[Records with drawing code]
[start]
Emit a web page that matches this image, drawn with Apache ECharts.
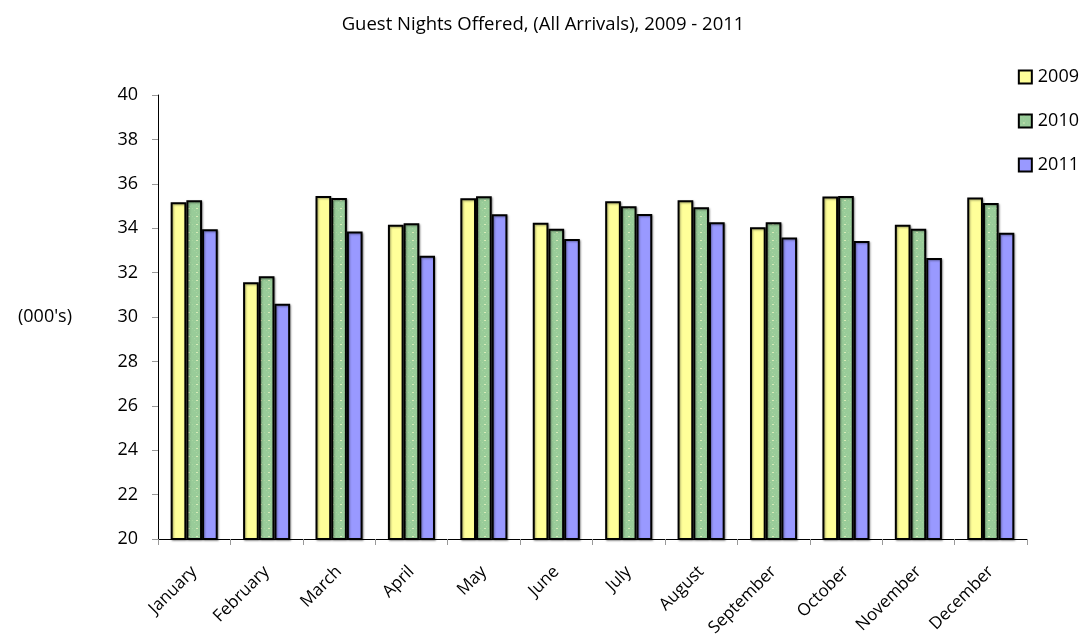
<!DOCTYPE html>
<html>
<head>
<meta charset="utf-8">
<script src="https://cdn.jsdelivr.net/npm/echarts@6/dist/echarts.min.js"></script>
<style>
  html, body { margin: 0; padding: 0; background: #fff; }
  #chart { width: 1086px; height: 640px; }
</style>
</head>
<body>
<div id="chart"></div>
<script>
// 月份与各年份数据（千）
const months = ['January', 'February', 'March', 'April', 'May', 'June',
  'July', 'August', 'September', 'October', 'November', 'December'];
const years = ['2009', '2010', '2011'];
const v2009 = [35.17, 31.56, 35.45, 34.16, 35.35, 34.25, 35.21, 35.26, 34.04, 35.43, 34.16, 35.38];
const v2010 = [35.26, 31.83, 35.36, 34.22, 35.44, 33.98, 34.99, 34.94, 34.27, 35.45, 33.98, 35.14];
const v2011 = [33.95, 30.60, 33.85, 32.76, 34.63, 33.51, 34.64, 34.27, 33.58, 33.42, 32.66, 33.80];
const yTicks = [20, 22, 24, 26, 28, 30, 32, 34, 36, 38, 40];

const font = '"Open Sans", "Noto Sans", sans-serif';

// 绿色点状填充
function dotPattern() {
  const c = document.createElement('canvas');
  c.width = 8; c.height = 8;
  const ctx = c.getContext('2d');
  ctx.fillStyle = '#99cc99';
  ctx.fillRect(0, 0, 8, 8);
  ctx.fillStyle = '#a8d4a0';
  ctx.fillRect(0, 0, 1, 1);
  ctx.fillRect(2, 2, 1, 1);
  ctx.fillRect(4, 4, 1, 1);
  ctx.fillRect(6, 6, 1, 1);
  ctx.fillStyle = '#d8ecb8';
  ctx.fillRect(4, 0, 2, 1);
  return c;
}

const fills = ['#ffff99', { image: dotPattern(), repeat: 'repeat' }, '#9999ff'];
const seriesData = [v2009, v2010, v2011];

let chart = echarts.init(document.getElementById('chart'));

let option = {
  animation: false,
  title: {
    text: 'Guest Nights Offered, (All Arrivals), 2009 - 2011',
    left: 'center',
    top: 10,
    textStyle: { fontFamily: font, fontSize: 18.5, fontWeight: 'normal', color: '#000' }
  },
  legend: {
    orient: 'vertical',
    right: 2,
    top: 63,
    itemGap: 26,
    itemWidth: 13,
    itemHeight: 13,
    icon: 'rect',
    textStyle: { fontFamily: font, fontSize: 18, color: '#000', padding: [0, 0, 0, 1] },
    data: years
  },
  grid: { left: 158, right: 59, top: 95, bottom: 101 },
  xAxis: {
    type: 'category',
    data: months,
    axisLine: { lineStyle: { color: '#000', width: 1 } },
    axisTick: { show: true, alignWithLabel: false, length: 6, lineStyle: { color: '#999' } },
    axisLabel: { rotate: 45, fontFamily: font, fontSize: 17, color: '#000', margin: 30, interval: 0 }
  },
  yAxis: {
    type: 'value',
    min: yTicks[0],
    max: yTicks[yTicks.length - 1],
    interval: 2,
    name: "(000's)",
    nameLocation: 'middle',
    nameRotate: 0,
    nameGap: 86,
    nameTextStyle: { fontFamily: font, fontSize: 18, color: '#000' },
    axisLine: { show: true, lineStyle: { color: '#000', width: 1 } },
    axisTick: { show: true, length: 6, lineStyle: { color: '#999' } },
    splitLine: { show: false },
    axisLabel: { fontFamily: font, fontSize: 18, color: '#000', margin: 20 }
  },
  series: years.map((y, i) => ({
    name: y,
    type: 'bar',
    data: seriesData[i],
    barGap: '0%',
    barCategoryGap: '35%',
    itemStyle: {
      color: fills[i],
      borderColor: '#000',
      borderWidth: 2,
      shadowColor: 'rgba(0,0,0,0.35)',
      shadowBlur: 2,
      shadowOffsetX: 1,
      shadowOffsetY: 1
    }
  }))
};

chart.setOption(option);
</script>
</body>
</html>
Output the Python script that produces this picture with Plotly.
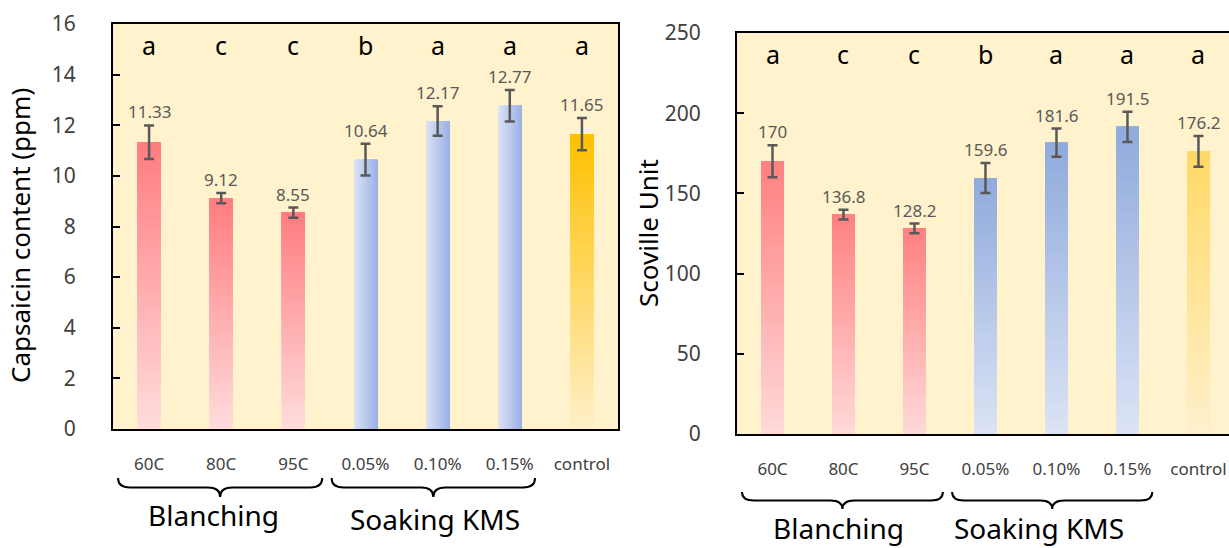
[end]
Your objective –
Each line that contains the word "this" counts toward the total; give only that total.

Task answer –
2